Incidentally, I think that if you don’t go down that terminological rabbit hole, there might be some other, less controversial, responses to Jane’s objection that might work.

But also: nice work on that document. I’m skeptical about the usefulness of something so fine-grained…but obviously I could be wrong. And anyway, I can admire it even in my skepticism.

Helen
Helen
Reply to  William Knorpp
6 years ago

Thanks for the breath of fresh air, Jane and William. It’s good to know I’m not the only one who finds these kinds of facile responses nauseating. *Barf* Maybe they’re well-intentioned, but it’s getting out of hand and really makes no sense at this point. I don’t know if these people ever listen to themselves. Still, nice work on the rubric, Micah.

Nick Byrd
6 years ago

A lot of the comments for and against rubrics seem to invoke testable assumptions. So I find myself wondering:

What do the data say about using rubrics with college students?

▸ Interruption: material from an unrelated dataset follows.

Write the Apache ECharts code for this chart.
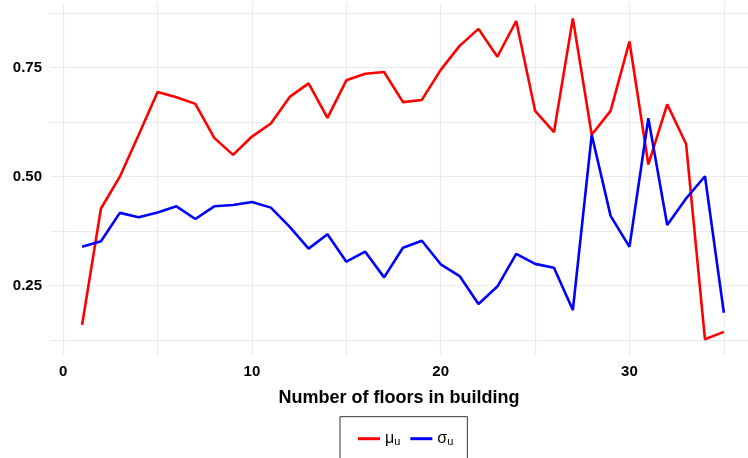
<!DOCTYPE html>
<html>
<head>
<meta charset="utf-8">
<script src="https://cdn.jsdelivr.net/npm/echarts@6/dist/echarts.min.js"></script>
<style>html,body{margin:0;padding:0;background:#fff}#c{width:748px;height:458px}</style>
</head>
<body>
<div id="c"></div>
<script>
const floors = [1,2,3,4,5,6,7,8,9,10,11,12,13,14,15,16,17,18,19,20,21,22,23,24,25,26,27,28,29,30,31,32,33,34,35];
const muU = [0.160,0.427,0.500,0.596,0.694,0.682,0.667,0.589,0.550,0.592,0.622,0.683,0.714,0.635,0.721,0.736,0.740,0.671,0.676,0.745,0.800,0.839,0.775,0.857,0.651,0.602,0.863,0.596,0.651,0.810,0.528,0.666,0.575,0.127,0.144];
const sigmaU = [0.339,0.352,0.417,0.407,0.418,0.432,0.403,0.432,0.435,0.442,0.429,0.385,0.335,0.368,0.305,0.328,0.269,0.337,0.353,0.299,0.272,0.208,0.248,0.323,0.300,0.291,0.194,0.596,0.410,0.339,0.634,0.389,0.450,0.501,0.188];
const xTickLabels = [0,10,20,30];
const xGridValues = [0,5,10,15,20,25,30,35];
const yTickLabels = [0.25,0.50,0.75];
const yGridValues = [0.125,0.25,0.375,0.5,0.625,0.75,0.875];
const seriesNames = ['μ{s|u}','σ{s|u}'];

const chart = echarts.init(document.getElementById('c'), null, {renderer:'canvas'});
const font = 'Liberation Sans, Arial, sans-serif';
const lineIcon = 'path://M0,0 L22,0 L22,3 L0,3 Z';
chart.setOption({
  animation:false,
  backgroundColor:'#ffffff',
  grid:{left:50, top:2.7, right:0, height:352.3, containLabel:false},
  xAxis:{
    type:'value', min:-0.7, max:36.28,
    name:'Number of floors in building', nameLocation:'middle', nameGap:34,
    nameTextStyle:{fontFamily:font, fontWeight:'bold', fontSize:18, color:'#000'},
    axisLine:{show:false},
    axisTick:{show:false, customValues:xGridValues},
    axisLabel:{customValues:xTickLabels, fontFamily:font, fontWeight:'bold', fontSize:15, color:'#000', margin:9},
    splitLine:{show:true, lineStyle:{color:'#ebebeb', width:1.2}}
  },
  yAxis:{
    type:'value', min:0.091, max:0.899,
    axisLine:{show:false},
    axisTick:{show:false, customValues:yGridValues},
    axisLabel:{customValues:yTickLabels, fontFamily:font, fontWeight:'bold', fontSize:15, color:'#000', margin:8,
      formatter:v=>v.toFixed(2)},
    splitLine:{show:true, lineStyle:{color:'#ebebeb', width:1.2}}
  },
  legend:{
    left:340, top:416.7,
    orient:'horizontal',
    padding:[14,14,14,18],
    itemWidth:22, itemHeight:14, itemGap:10,
    borderColor:'#333', borderWidth:1,
    data:seriesNames.map(n=>({name:n, icon:lineIcon})),
    textStyle:{fontFamily:font, fontSize:16, color:'#000',
      rich:{s:{fontFamily:font, fontSize:11, color:'#000', verticalAlign:'bottom', padding:[6,0,0,0]}}}
  },
  series:[
    {name:seriesNames[0], type:'line', symbol:'none', data:floors.map((f,i)=>[f,muU[i]]),
      lineStyle:{color:'#ff0000', width:2.6}, itemStyle:{color:'#ff0000'}},
    {name:seriesNames[1], type:'line', symbol:'none', data:floors.map((f,i)=>[f,sigmaU[i]]),
      lineStyle:{color:'#0000ff', width:2.6}, itemStyle:{color:'#0000ff'}}
  ]
});
</script>
</body>
</html>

In particular is there research that answers these questions?
1. How do learning outcomes vary between assignments with rubrics and other kinds of assignments?
2. How does critical thinking vary between assignments with rubrics and other kinds of assignments?
3. How many rubric items and degrees of quality are too many for the average student?
N. [Another question about rubrics that research can answer]?

Nick Byrd
Reply to  Nick Byrd
6 years ago

This study found no significant differences in writing quality or self-efficacy between long rubrics, short rubrics, and open-ended feedback. But the sample was only 60 students, which means there were about 20 students in each condition. That far below the recommended minimum of 50/condition in good journals. So I don’t think we can infer much from this.

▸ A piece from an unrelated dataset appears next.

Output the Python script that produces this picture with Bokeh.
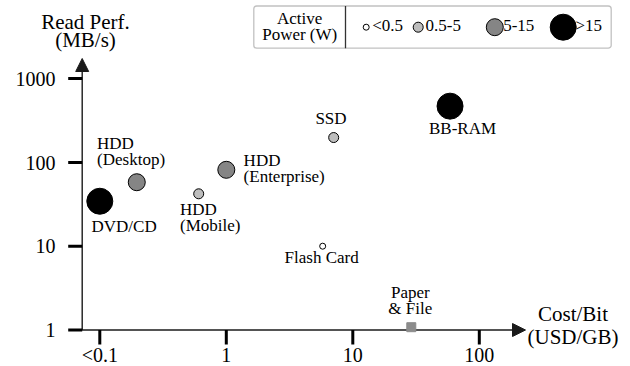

If you’re aware of better studies, please do share (either here or privately).

Nick Byrd
Reply to  Nick Byrd
6 years ago

And this study found significant performance differences between students who wrote a paper with access to a rubric and students who wrote the same paper without the rubric. However, (1) it’s not clear how both sets of papers were graded (e.g., were they graded using the rubric?) and more importantly (2) one person did all of the grading which (a) makes it impossible to validate/calibrate the grader’s grading and (b) leaves open the possibility of the grader’s confirmation bias and/or expectancy bias influencing the data according to their beliefs about rubrics. (The author admits 2b in the discussion section).

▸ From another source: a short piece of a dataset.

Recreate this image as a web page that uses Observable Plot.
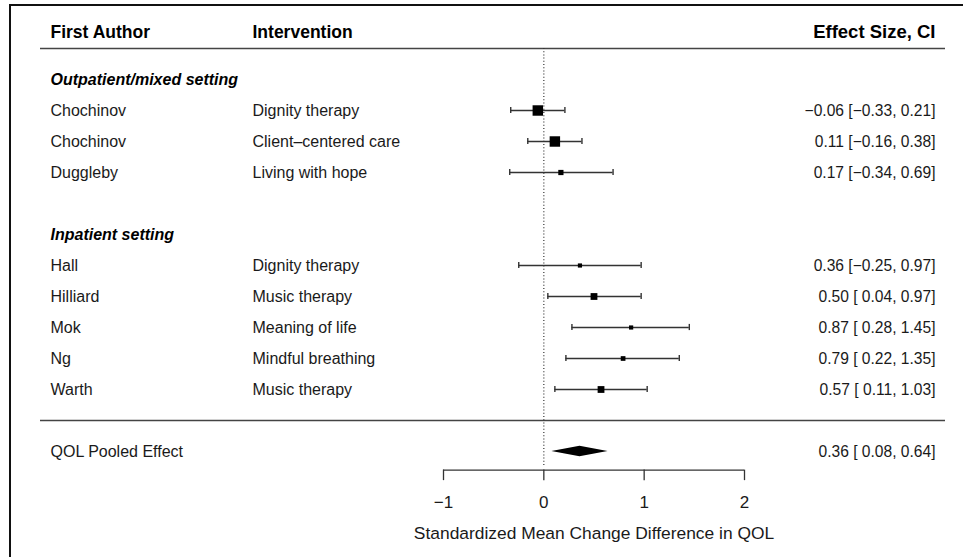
<!DOCTYPE html>
<html>
<head>
<meta charset="utf-8">
<script src="https://cdn.jsdelivr.net/npm/d3@7"></script>
<script src="https://cdn.jsdelivr.net/npm/@observablehq/plot@0.6"></script>
<style>
  html, body { margin: 0; padding: 0; background: #fff; overflow: hidden; }
  #wrap { position: relative; width: 963px; height: 557px; }
  #border { position: absolute; left: 9px; top: 4px; width: 960px; height: 560px;
            border-top: 2px solid #111; border-left: 2px solid #111; }
  #chart { position: absolute; left: 0; top: 0; }
</style>
</head>
<body>
<div id="wrap"><div id="border"></div><div id="chart"></div></div>
<script>
// ---- data ----
const groups = ["Outpatient/mixed setting", "Inpatient setting"];
const studyGroup = [0, 0, 0, 1, 1, 1, 1, 1];
const authors = ["Chochinov", "Chochinov", "Duggleby", "Hall", "Hilliard", "Mok", "Ng", "Warth"];
const interventions = ["Dignity therapy", "Client–centered care", "Living with hope", "Dignity therapy",
  "Music therapy", "Meaning of life", "Mindful breathing", "Music therapy"];
const estimates = [-0.06, 0.11, 0.17, 0.36, 0.50, 0.87, 0.79, 0.57];
const lowers = [-0.33, -0.16, -0.34, -0.25, 0.04, 0.28, 0.22, 0.11];
const uppers = [0.21, 0.38, 0.69, 0.97, 0.97, 1.45, 1.35, 1.03];
const weights = [20, 20, 10, 8, 13, 8, 9, 13];
const pooledLabel = "QOL Pooled Effect";
const pooled = [0.36, 0.08, 0.64]; // estimate, lower, upper
const headers = ["First Author", "Intervention", "Effect Size, CI"];
const xTicks = [-1, 0, 1, 2];
const xTitle = "Standardized Mean Change Difference in QOL";

// ---- build table ----
const fmt = v => (v < 0 ? "\u2212" : "") + Math.abs(v).toFixed(2);
const fmtLo = v => (v < 0 ? "" : " ") + fmt(v);
const ciText = (e, l, u) => `${fmt(e)} [${fmtLo(l)}, ${fmt(u)}]`;

const groupRows = [];
const studyRows = [];
let r = 1;
groups.forEach((g, gi) => {
  groupRows.push({label: g, row: r});
  r++;
  authors.forEach((a, i) => {
    if (studyGroup[i] !== gi) return;
    studyRows.push({author: a, intervention: interventions[i], est: estimates[i],
      lo: lowers[i], hi: uppers[i], weight: weights[i], row: r,
      ci: ciText(estimates[i], lowers[i], uppers[i])});
    r++;
  });
  r++;
});
const sepRow = r - 1;
const pooledRow = r;
const headerRow = -0.52;
const axisRow = pooledRow + 0.6;
const dHalf = 0.17;
const diamond = [
  {x: pooled[1], y1: pooledRow, y2: pooledRow},
  {x: pooled[0], y1: pooledRow - dHalf, y2: pooledRow + dHalf},
  {x: pooled[2], y1: pooledRow, y2: pooledRow}
];
const pooledRows = [{label: pooledLabel, row: pooledRow, ci: ciText(...pooled)}];
const tickFmt = d => (d < 0 ? "\u2212" + Math.abs(d) : String(d));
const ink = "#1a1a1a";
const lineInk = "#333";

const chart = Plot.plot({
  width: 963,
  height: 557,
  marginLeft: 40,
  marginRight: 18,
  marginTop: 0,
  marginBottom: 0,
  x: {domain: [-1, 2], range: [443, 744], axis: null},
  y: {domain: [0, 13], range: [48, 451], axis: null},
  r: {type: "linear", domain: [0, 20], range: [0, 5.9]},
  style: {fontFamily: "'Liberation Sans', Arial, Helvetica, sans-serif", fontSize: "16px",
          color: ink, background: "transparent"},
  marks: [
    // header and separator rules
    Plot.ruleY([0, sepRow], {stroke: "#444", strokeWidth: 1.5}),
    // null line
    Plot.ruleX([0], {y1: 0, y2: pooledRow + 0.48, stroke: "#333", strokeDasharray: "1,2.2", strokeWidth: 1.2}),
    // header texts
    Plot.text([headers[0]], {frameAnchor: "left", dx: 10, y: () => headerRow, textAnchor: "start", fontWeight: "bold", fontSize: 17.5, fill: "#000"}),
    Plot.text([headers[1]], {frameAnchor: "left", dx: 212, y: () => headerRow, textAnchor: "start", fontWeight: "bold", fontSize: 17.5, fill: "#000"}),
    Plot.text([headers[2]], {frameAnchor: "right", dx: -10, y: () => headerRow, textAnchor: "end", fontWeight: "bold", fontSize: 18.5, fill: "#000"}),
    // group labels
    Plot.text(groupRows, {frameAnchor: "left", dx: 10, y: "row", text: "label", textAnchor: "start",
      fontWeight: "bold", fontStyle: "italic", fill: "#000"}),
    // study columns
    Plot.text(studyRows, {frameAnchor: "left", dx: 10, y: "row", text: "author", textAnchor: "start", fill: ink}),
    Plot.text(studyRows, {frameAnchor: "left", dx: 212, y: "row", text: "intervention", textAnchor: "start", fill: ink}),
    Plot.text(studyRows, {frameAnchor: "right", dx: -10, y: "row", text: "ci", textAnchor: "end", fontSize: 15.6, fill: ink}),
    // pooled texts
    Plot.text(pooledRows, {frameAnchor: "left", dx: 10, y: "row", text: "label", textAnchor: "start", fill: ink}),
    Plot.text(pooledRows, {frameAnchor: "right", dx: -10, y: "row", text: "ci", textAnchor: "end", fontSize: 15.6, fill: ink}),
    // confidence intervals
    Plot.ruleY(studyRows, {y: "row", x1: "lo", x2: "hi", stroke: lineInk, strokeWidth: 1.4}),
    Plot.ruleX(studyRows, {x: "lo", y1: d => d.row - 0.1, y2: d => d.row + 0.1, stroke: lineInk, strokeWidth: 1.4}),
    Plot.ruleX(studyRows, {x: "hi", y1: d => d.row - 0.1, y2: d => d.row + 0.1, stroke: lineInk, strokeWidth: 1.4}),
    // point estimates
    Plot.dot(studyRows, {x: "est", y: "row", r: "weight", symbol: "square", fill: "#000", stroke: null}),
    // pooled diamond
    Plot.area(diamond, {x1: "x", y1: "y1", y2: "y2", fill: "#000"}),
    // x axis
    Plot.ruleY([axisRow], {x1: d3.min(xTicks), x2: d3.max(xTicks), stroke: lineInk, strokeWidth: 1.3}),
    Plot.ruleX(xTicks, {x: d => d, y1: axisRow, y2: axisRow + 0.34, stroke: lineInk, strokeWidth: 1.3}),
    Plot.text(xTicks, {x: d => d, y: () => axisRow + 1.05, text: tickFmt, fontSize: 17, fill: ink}),
    Plot.text([xTitle], {x: () => (d3.min(xTicks) + d3.max(xTicks)) / 2, y: () => axisRow + 2.05, fontSize: 17.4, fill: ink})
  ]
});
document.getElementById("chart").appendChild(chart);
</script>
</body>
</html>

I’m still on the lookout for studies/experiments with better methods.

Zara
Zara
6 years ago

Here’s my rubric.

This paper is pretty good. A
This paper is sort of OK. B
This paper is pretty bad and seems to be written by an illiterate. But there’s a flicker of understanding. C
This paper is terrible. But there was one sentence that, when read charitably, says something that is not preposterous. D
This paper is utter crap. F

Brea
Brea
Reply to  Zara
6 years ago

Illiterate? Wow. Check your privilege and be a better teacher.

Helen
Helen
Reply to  Brea
6 years ago

Brea, are you privileged enough to be teaching at a school that doesn’t have illiterate students, like the rest of us do?

Or do you just not care that the world is going to hell in a handbasket, with illiterate, unprepared, unmotivated students getting into university somehow and then getting a free pass for doing and achieving nothing in the form of a bunch of inflated grades, thus making the value of the accreditations we provide meaningless enough to put the higher education system in jeopardy?

michael lavin
michael lavin
6 years ago

Why bother with rubrics, a device beloved by ‘educators,” when your reading assignments (let’s hope) provide models of what good work looks like? Assignments, and I admit to being ancient, often had descriptions on how the prof wanted submitted papers organized. After that, profs curved the work. As in baseball, not everybody’s ERA is in the top 10%. Even if a prof had a class of bootlickers who managed to achieve total compliance with the rubric du jour, he may still wish to exercise taste to select the truly excellent papers from those that contented themselves manage to ape the rubric.

Josh Beall
6 years ago

Honestly, this seems way too precise, given that college students may be hitting multiple rubric points in the same criterion. And yet, this kind of rigor indicates a commitment to excellence on the part of students that it commendable. Micah, if you every want to commiserate over student writing, look me up. My PhD is from a less prestigious institution (and not in philosophy), but I’d love to talk about your experience working with GA college students.